The COCO trained model achieves 60% accuracy on Ground and 10% accuracy on Rooftop, the latter of which is random guessing. As seen in Fig. 5, the COCO trained model is completely unable to detect the highly distant persons in Rooftop. The model trained on Panda-Pose is able to achieve much better results of 81% on Ground and 40% on Rooftop. Not only is it able to detect more persons in Ground, leading to a 1.35\(\times \) increase in end-to-end accuracy, but it can effectively detect people in Rooftop where the COCO model failed. The significantly smaller person scale distribution of Panda-Pose gives models the ability to accurately detect people much farther from the camera than other datasets, which is an ability completely overlooked in COCO’s validation.

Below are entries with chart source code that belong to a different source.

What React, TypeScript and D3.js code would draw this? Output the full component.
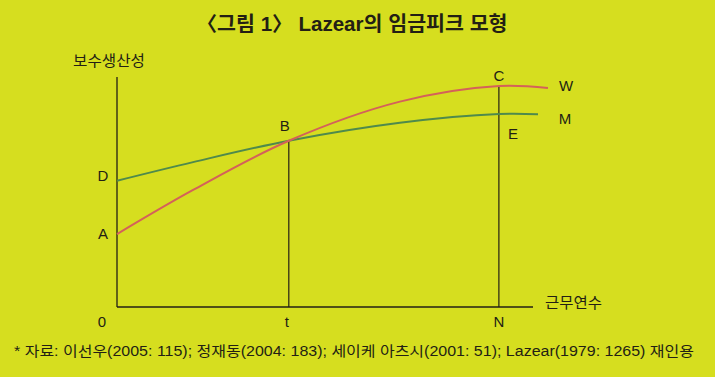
import React from "react";
import * as d3 from "d3";

const W = 715;
const H = 377;

// Data in abstract units (x: career years 0-100 scale, y: wage/productivity 0-100 scale)
const wageX = [0, 18.3, 41.3, 68, 91.8, 103.6];
const wageY = [31.7, 50.9, 72.3, 89.3, 96.1, 95.2];
const prodX = [0, 18.3, 41.3, 68, 91.8, 101.2];
const prodY = [54.9, 63.0, 72.3, 80.1, 83.9, 83.8];
const tYear = 41.3;
const nYear = 91.8;
const pointLabels = ["A", "B", "C", "D", "E"];
const xTickLabels = ["0", "t", "N"];
const curveLabels = ["W", "M"];
const titleText = "〈그림 1〉 Lazear의 임금피크 모형";
const yAxisTitle = "보수생산성";
const xAxisTitle = "근무연수";
const footnote = "* 자료: 이선우(2005: 115); 정재동(2004: 183); 세이케 아츠시(2001: 51); Lazear(1979: 1265) 재인용";

const BG = "#d6de1f";
const RED = "#d4615a";
const GREEN = "#4f8a4c";
const INK = "#231f14";
const LATIN = "'Liberation Sans', Arial, 'Noto Sans CJK KR', sans-serif";

export default function App() {
  const x = d3.scaleLinear().domain([0, 100]).range([117, 533]);
  const y = d3.scaleLinear().domain([0, 100]).range([307, 77]);

  const line = d3
    .line<[number, number]>()
    .x((d) => x(d[0]))
    .y((d) => y(d[1]))
    .curve(d3.curveCatmullRom.alpha(0.5));

  const wagePts = wageX.map((v, i) => [v, wageY[i]] as [number, number]);
  const prodPts = prodX.map((v, i) => [v, prodY[i]] as [number, number]);

  const bY = prodY[2];
  const cY = wageY[4];

  const labelStyle = { fontFamily: LATIN, fontSize: 15, fill: INK } as const;

  return (
    <div style={{ position: "fixed", left: 0, top: 0 }}>
      <svg width={W} height={H} style={{ display: "block" }}>
        <rect x={0} y={0} width={W} height={H} fill={BG} />
        <text
          x={352}
          y={31}
          textAnchor="middle"
          fontFamily={LATIN}
          fontSize={20}
          fontWeight={700}
          fill={INK}
          textLength={311}
          lengthAdjust="spacingAndGlyphs"
        >
          {titleText}
        </text>

        {/* axes */}
        <line x1={x(0)} y1={y(100)} x2={x(0)} y2={y(0)} stroke={INK} strokeWidth={1.3} />
        <line x1={x(0)} y1={y(0)} x2={x(100)} y2={y(0)} stroke={INK} strokeWidth={1.3} />
        {/* vertical guides */}
        <line x1={x(tYear)} y1={y(bY)} x2={x(tYear)} y2={y(0)} stroke={INK} strokeWidth={1.2} />
        <line x1={x(nYear)} y1={y(cY)} x2={x(nYear)} y2={y(0)} stroke={INK} strokeWidth={1.2} />

        {/* curves */}
        <path d={line(prodPts) || ""} fill="none" stroke={GREEN} strokeWidth={2} />
        <path d={line(wagePts) || ""} fill="none" stroke={RED} strokeWidth={2} />

        {/* axis titles */}
        <text x={73} y={66} fontFamily="'Noto Sans CJK KR', sans-serif" fontSize={15} fill={INK} textLength={72} lengthAdjust="spacingAndGlyphs">
          {yAxisTitle}
        </text>
        <text x={545} y={308} fontFamily="'Noto Sans CJK KR', sans-serif" fontSize={15} fill={INK} textLength={57} lengthAdjust="spacingAndGlyphs">
          {xAxisTitle}
        </text>

        {/* tick labels */}
        <text x={x(0) - 15} y={327} textAnchor="middle" {...labelStyle}>{xTickLabels[0]}</text>
        <text x={x(tYear) - 2} y={327} textAnchor="middle" {...labelStyle}>{xTickLabels[1]}</text>
        <text x={x(nYear)} y={327} textAnchor="middle" {...labelStyle}>{xTickLabels[2]}</text>

        {/* point labels */}
        <text x={x(0) - 14} y={y(wageY[0]) + 5} textAnchor="middle" {...labelStyle}>{pointLabels[0]}</text>
        <text x={x(tYear) - 4} y={131} textAnchor="middle" {...labelStyle}>{pointLabels[1]}</text>
        <text x={x(nYear)} y={81} textAnchor="middle" {...labelStyle}>{pointLabels[2]}</text>
        <text x={x(0) - 14} y={y(prodY[0]) + 0} textAnchor="middle" {...labelStyle}>{pointLabels[3]}</text>
        <text x={x(nYear) + 14} y={139} textAnchor="middle" {...labelStyle}>{pointLabels[4]}</text>

        {/* curve labels */}
        <text x={566} y={91} textAnchor="middle" {...labelStyle}>{curveLabels[0]}</text>
        <text x={565} y={123.5} textAnchor="middle" {...labelStyle}>{curveLabels[1]}</text>

        {/* footnote */}
        <text
          x={14}
          y={356}
          fontFamily={LATIN}
          fontSize={14}
          fill={INK}
          textLength={680}
          lengthAdjust="spacingAndGlyphs"
        >
          {footnote}
        </text>
      </svg>
    </div>
  );
}
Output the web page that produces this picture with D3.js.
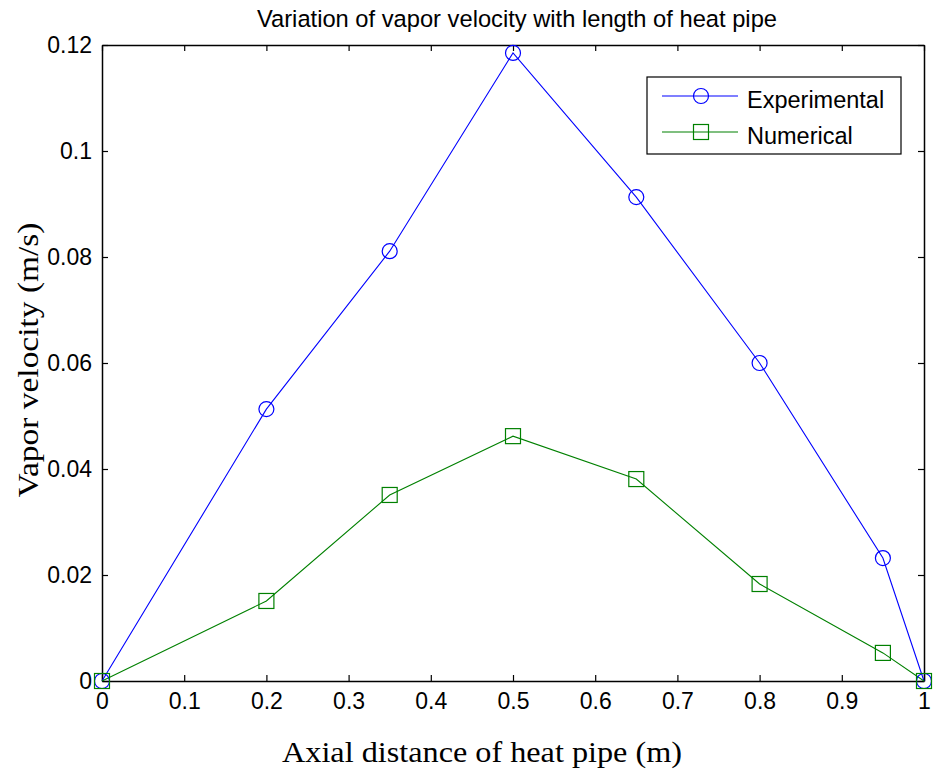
<!DOCTYPE html>
<html>
<head>
<meta charset="utf-8">
<script src="https://cdn.jsdelivr.net/npm/d3@7"></script>
<style>
  body { margin: 0; background: #fff; }
  svg { display: block; }
</style>
</head>
<body>
<svg id="chart" width="940" height="776"></svg>
<script>
// data
var xPos = [0, 0.2, 0.35, 0.5, 0.65, 0.8, 0.95, 1];
var experimental = [0, 0.0513, 0.0811, 0.1185, 0.0913, 0.0600, 0.0232, 0];
var numerical = [0, 0.0151, 0.0351, 0.0462, 0.0381, 0.0183, 0.0053, 0];
var xTicks = [0, 0.1, 0.2, 0.3, 0.4, 0.5, 0.6, 0.7, 0.8, 0.9, 1];
var yTicks = [0, 0.02, 0.04, 0.06, 0.08, 0.1, 0.12];

var margin = {left: 102, right: 16, top: 45, bottom: 95};
var W = 940, H = 776;

var svg = d3.select("#chart");
var x = d3.scaleLinear().domain([0, 1]).range([margin.left, W - margin.right]);
var y = d3.scaleLinear().domain([0, 0.12]).range([H - margin.bottom, margin.top]);

var tickFmt = function(d) { return d3.format("~g")(d); };
var sans = "'Liberation Sans', Arial, sans-serif";
var serif = "'Liberation Serif', 'Times New Roman', serif";

// axes, ticks point inward
var gx = svg.append("g").attr("transform", "translate(0," + y(0) + ")")
    .call(d3.axisBottom(x).tickValues(xTicks).tickFormat(tickFmt).tickSizeInner(-6).tickSizeOuter(0).tickPadding(12));
var gxTop = svg.append("g").attr("transform", "translate(0," + y(0.12) + ")")
    .call(d3.axisTop(x).tickValues(xTicks).tickFormat("").tickSizeInner(-6).tickSizeOuter(0));
var gy = svg.append("g").attr("transform", "translate(" + x(0) + ",0)")
    .call(d3.axisLeft(y).tickValues(yTicks).tickFormat(tickFmt).tickSizeInner(-6).tickSizeOuter(0).tickPadding(10));
var gyRight = svg.append("g").attr("transform", "translate(" + x(1) + ",0)")
    .call(d3.axisRight(y).tickValues(yTicks).tickFormat("").tickSizeInner(-6).tickSizeOuter(0));

[gx, gxTop, gy, gyRight].forEach(function(g) {
    g.selectAll("path.domain").attr("stroke", "#000").attr("stroke-width", 1.5);
    g.selectAll(".tick line").attr("stroke", "#000").attr("stroke-width", 1.2);
    g.selectAll("text").attr("fill", "#000").style("font-family", sans).style("font-size", "23px");
});

// lines
var line = d3.line().x(function(d) { return x(d[0]); }).y(function(d) { return y(d[1]); });
var expPts = xPos.map(function(v, i) { return [v, experimental[i]]; });
var numPts = xPos.map(function(v, i) { return [v, numerical[i]]; });

svg.append("path").datum(expPts).attr("d", line)
    .attr("fill", "none").attr("stroke", "#0000ff").attr("stroke-width", 1.1);
svg.append("path").datum(numPts).attr("d", line)
    .attr("fill", "none").attr("stroke", "#008000").attr("stroke-width", 1.1);

svg.selectAll("circle.exp").data(expPts).enter().append("circle")
    .attr("class", "exp")
    .attr("cx", function(d) { return x(d[0]); })
    .attr("cy", function(d) { return y(d[1]); })
    .attr("r", 7.5)
    .attr("fill", "none").attr("stroke", "#0000ff").attr("stroke-width", 1.2);
svg.selectAll("rect.num").data(numPts).enter().append("rect")
    .attr("class", "num")
    .attr("x", function(d) { return x(d[0]) - 7.5; })
    .attr("y", function(d) { return y(d[1]) - 7.5; })
    .attr("width", 15).attr("height", 15)
    .attr("fill", "none").attr("stroke", "#008000").attr("stroke-width", 1.2);

// legend
var lg = svg.append("g").attr("transform", "translate(647,77)");
lg.append("rect").attr("width", 254).attr("height", 77)
    .attr("fill", "#fff").attr("stroke", "#000").attr("stroke-width", 1.2);
var items = [
    {name: "Experimental", color: "#0000ff", shape: "circle", cy: 19},
    {name: "Numerical", color: "#008000", shape: "square", cy: 55}
];
items.forEach(function(it) {
    lg.append("line").attr("x1", 15).attr("x2", 91).attr("y1", it.cy).attr("y2", it.cy)
        .attr("stroke", it.color).attr("stroke-width", 1.1);
    if (it.shape == "circle") {
        lg.append("circle").attr("cx", 54).attr("cy", it.cy).attr("r", 7.5)
            .attr("fill", "none").attr("stroke", it.color).attr("stroke-width", 1.2);
    } else {
        lg.append("rect").attr("x", 46.5).attr("y", it.cy - 7.5).attr("width", 15).attr("height", 15)
            .attr("fill", "none").attr("stroke", it.color).attr("stroke-width", 1.2);
    }
    lg.append("text").attr("x", 100).attr("y", it.cy + 12)
        .style("font-family", sans).style("font-size", "23.5px").text(it.name);
});

// titles
svg.append("text").attr("x", 517).attr("y", 27).attr("text-anchor", "middle")
    .attr("textLength", 520).attr("lengthAdjust", "spacingAndGlyphs")
    .style("font-family", sans).style("font-size", "24.5px")
    .text("Variation of vapor velocity with length of heat pipe");
svg.append("text").attr("x", 482).attr("y", 762).attr("text-anchor", "middle")
    .attr("textLength", 400).attr("lengthAdjust", "spacingAndGlyphs")
    .style("font-family", serif).style("font-size", "29px")
    .text("Axial distance of heat pipe (m)");
svg.append("text")
    .attr("transform", "translate(38,360) rotate(-90)")
    .attr("text-anchor", "middle")
    .attr("textLength", 275).attr("lengthAdjust", "spacingAndGlyphs")
    .style("font-family", serif).style("font-size", "29px")
    .text("Vapor velocity (m/s)");
</script>
</body>
</html>
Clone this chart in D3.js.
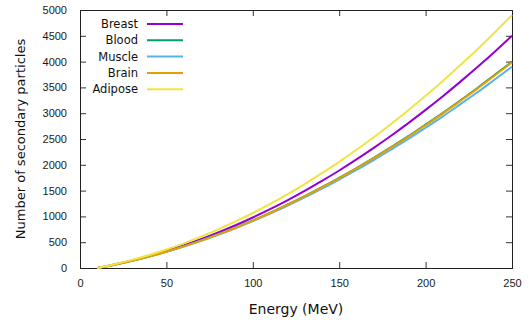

However, the quality of the poses does slightly suffer from lack of information of very distant persons, as can be seen in Fig. 5. These results emphasize the efficacy of Panda-Pose and ADG-Pose for real-world applications.

6 Conclusion

In this article we presented ADG-Pose for generating datasets for real-world human pose estimation. Current SotA datasets do not always address the challenges faced by real-world applications, which often leads to unexpected under performance. By using ultra-high resolution images and high accuracy neural networks, ADG-Pose allows users to customize datasets towards their chosen application by determining the data distribution along the axes of crowdedness, occlusion, and distance from the camera. We have shown through quantitative and qualitative analysis how validation on current SotA datasets can fail to properly address the challenges of real-world applications, and we have provided real-world skeleton based action recognition as a use case to show how our method produces models better suited for real-world applications.